The Rules of Anti-Trust Law 

Our current anti-trust laws, the Sherman Act of 1890 and both the Federal Trade Commission and Clayton Acts of 1914, were all drafted decades before the internet. Although each law was intentionally written in general terms to keep power in the hands of court interpretation, United States vs. Google is a critical test of their integrity. At their core, anti-trust laws ensure businesses remain in competition with one another for the consumer’s benefit. The DOJ will be evaluating Google’s strategies against such tenants of keeping prices low and quality high. 

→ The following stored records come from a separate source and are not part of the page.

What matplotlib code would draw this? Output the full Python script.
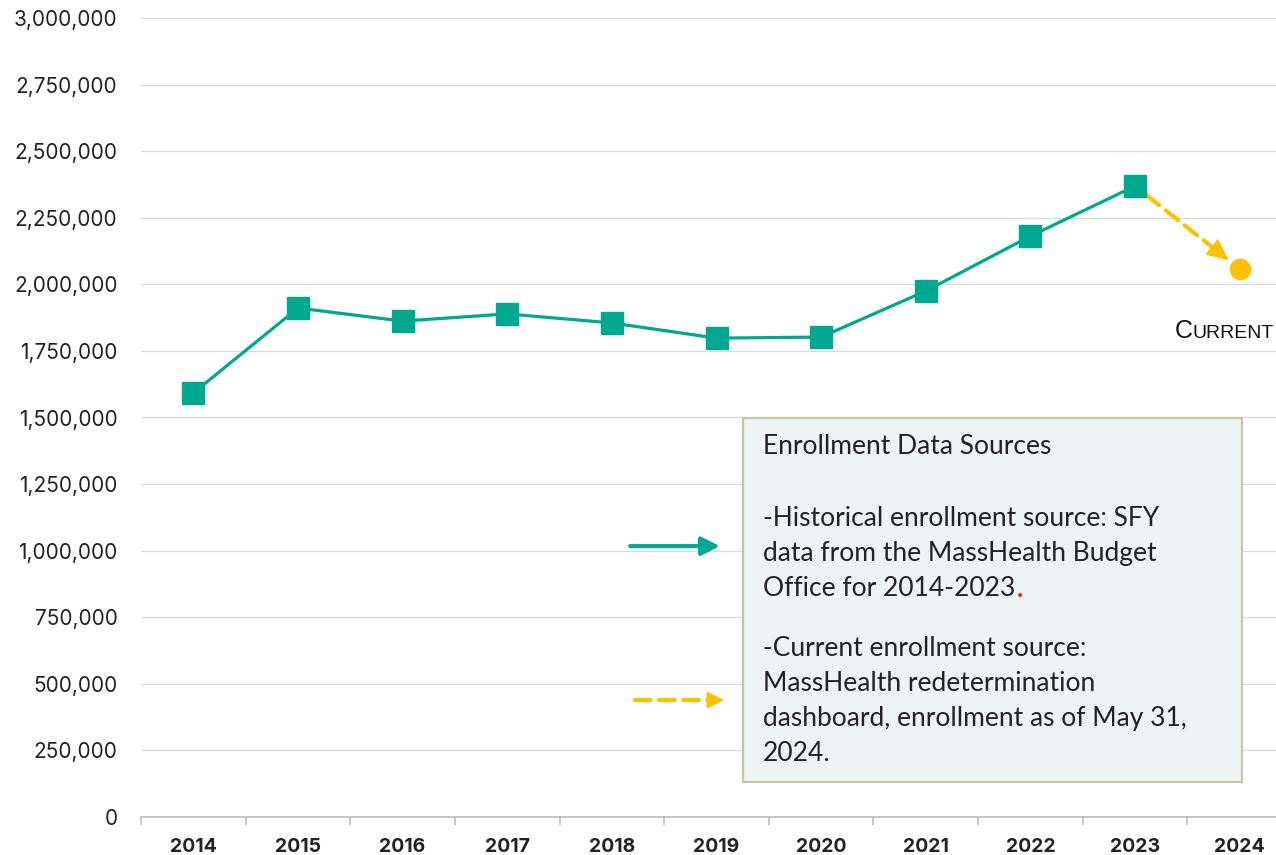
import numpy as np
import matplotlib
matplotlib.use('Agg')
import matplotlib.pyplot as plt
from matplotlib.patches import Rectangle
from matplotlib.ticker import FuncFormatter, FixedLocator

years = ['2014', '2015', '2016', '2017', '2018', '2019', '2020', '2021', '2022', '2023', '2024']
historical = [1592000, 1911000, 1862000, 1889000, 1855000, 1798000, 1802000, 1975000, 2181000, 2369000]
current = 2058000
yticks = [0, 250000, 500000, 750000, 1000000, 1250000, 1500000, 1750000,
          2000000, 2250000, 2500000, 2750000, 3000000]

box_title = 'Enrollment Data Sources'
para1 = ['-Historical enrollment source: SFY', 'data from the MassHealth Budget',
         'Office for 2014-2023']
para2 = ['-Current enrollment source:', 'MassHealth redetermination',
         'dashboard, enrollment as of May 31,', '2024.']

teal = '#00A890'
gold = '#FFC000'

fig = plt.figure(figsize=(12.76, 8.55), dpi=100)
ax = fig.add_axes([141 / 1276, 38 / 855, 1151 / 1276, 799 / 855])

x = np.arange(len(years))
ax.plot(x[:-1], historical, color=teal, lw=2.3, marker='s', markersize=16.5,
        zorder=4, clip_on=False)
ax.plot(x[-1], current, marker='o', color=gold, markersize=14.5, zorder=4,
        clip_on=False)

ax.set_xlim(-0.5, len(years) - 0.5)
ax.set_ylim(0, 3000000)


def dashed_arrow(p0, p1, coords, color, shrink0=0, shrink1=0, head=(1.4, 0.65)):
    # dashed shaft + solid head, both in the given coordinate system
    tr = ax.transData if coords == 'data' else ax.transAxes
    a = tr.transform(p0)
    b = tr.transform(p1)
    d = (b - a) / np.hypot(*(b - a))
    a = a + d * shrink0
    b = b - d * shrink1
    inv = tr.inverted()
    hl = head[0] * 10 * 100 / 72
    ax.annotate('', xy=inv.transform(b - d * hl * 0.8), xytext=inv.transform(a),
                xycoords=coords, textcoords=coords,
                arrowprops=dict(arrowstyle='-', color=color, lw=3,
                                linestyle=(0, (3.8, 2)), shrinkA=0, shrinkB=0),
                zorder=3)
    ax.annotate('', xy=inv.transform(b), xytext=inv.transform(b - d * hl * 1.05),
                xycoords=coords, textcoords=coords,
                arrowprops=dict(arrowstyle=f'-|>,head_length={head[0]},head_width={head[1]}',
                                color=color, lw=1, shrinkA=0, shrinkB=0),
                zorder=3)


dashed_arrow((x[-2], historical[-1]), (x[-1], current), 'data', gold,
             shrink0=15, shrink1=14)

ax.set_xticks(x)
ax.set_xticklabels(years, fontfamily='Inter', fontweight='bold', fontsize=14,
                   color='#222222')
ax.xaxis.set_minor_locator(FixedLocator(np.arange(-0.5, len(years), 1)))
ax.tick_params(axis='x', which='major', length=0, pad=15)
ax.tick_params(axis='x', which='minor', length=6, width=1.2, color='#BFBFBF')
ax.set_yticks(yticks)
ax.yaxis.set_major_formatter(FuncFormatter(lambda v, p: f'{int(v):,}'))
ax.tick_params(axis='y', length=0, pad=17, labelsize=15, labelcolor='#222222')
for lab in ax.get_yticklabels():
    lab.set_fontfamily('Inter')
ax.grid(axis='y', color='#D9D9D9', lw=0.9)
ax.set_axisbelow(True)
for s in ['top', 'right', 'left']:
    ax.spines[s].set_visible(False)
ax.spines['bottom'].set_color('#BFBFBF')
ax.spines['bottom'].set_linewidth(1.3)

# legend arrows
ax.annotate('', xy=(0.503, 0.339), xytext=(0.425, 0.339), xycoords='axes fraction',
            arrowprops=dict(arrowstyle='-|>,head_length=1.1,head_width=0.55',
                            color=teal, lw=3, shrinkA=0, shrinkB=0))
dashed_arrow((0.429, 0.1464), (0.5065, 0.1464), 'axes fraction', gold,
             head=(1.1, 0.55))

# sources box
ax.add_patch(Rectangle((0.523, 0.0438), 0.4336, 0.4556, transform=ax.transAxes,
                       facecolor='#EEF3F3', edgecolor='#C3C8A2', lw=1.5, zorder=5))
bx = (763 - 141) / 1151
tf = dict(transform=ax.transAxes, fontfamily='Lato', fontsize=19, color='#222222',
          va='center', ha='left', zorder=6)


def ypos(py):
    return (817 - py) / 799


ax.text(bx, ypos(446), box_title, **tf)
last = None
for i, line in enumerate(para1):
    last = ax.text(bx, ypos(518 + 35.3 * i), line, **tf)
for i, line in enumerate(para2):
    ax.text(bx, ypos(648 + 35.3 * i), line, **tf)

# CURRENT label in small caps
t2 = fig.text(1274 / 1276, 1 - 338 / 855, 'URRENT', fontfamily='Liberation Sans',
              fontsize=14, ha='right', va='baseline', color='#111111')
fig.canvas.draw()
r = fig.canvas.get_renderer()
bb = t2.get_window_extent(r)
fig.text(bb.x0 / 1276, 1 - 338 / 855, 'C', fontfamily='Liberation Sans',
         fontsize=18, ha='right', va='baseline', color='#111111')

# red period after 2014-2023
bb2 = last.get_window_extent(r)
ax.text((bb2.x1 - ax.bbox.x0 + 1) / ax.bbox.width, ypos(518 + 35.3 * 2), '.',
        transform=ax.transAxes, fontfamily='Lato', fontsize=19, color='#E8201A',
        fontweight='bold', va='center', ha='left', zorder=6)

fig.savefig('out.png', dpi=100)
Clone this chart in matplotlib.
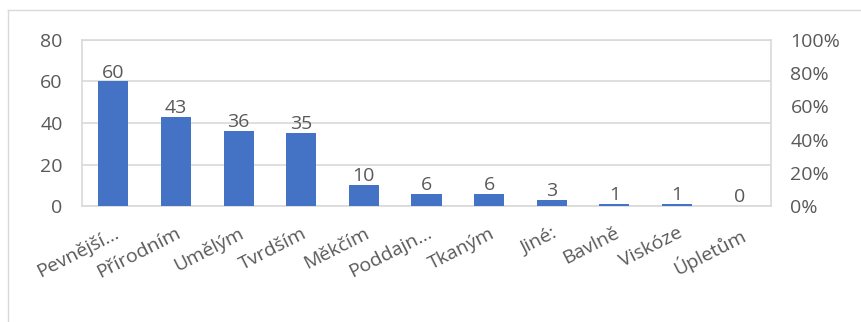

What does all this mean? There are really two major stakes at play. United States vs. Google will test the effectiveness of our anti-trust law against big tech. Beyond that, it will set the precedent for similar cases that wait in cue including Meta’s acquisition of Instagram and Amazon’s Prime Service. If the DOJ loses, our laws may need updating to address our new world of technology. If Google loses, it could open the door for the rapid emergence of new digital services. Either way, the effect will be felt by all who use the internet, and that includes you. 

For Now, We Have to Wait 

Over the last 25 years, Google has become a 1.7 trillion-dollar company that owns major swaths of our online experience. Search ads accounted for nearly 60% of the company’s revenue in 2022 at 162.45 billion. This does not include any way Google monetizes information captured from their 90% market share of search. Closing arguments, as well as any decisions of United States vs. Google, are likely to continue far into 2024. Beyond that, a separate penalty trial could be delayed over years to come.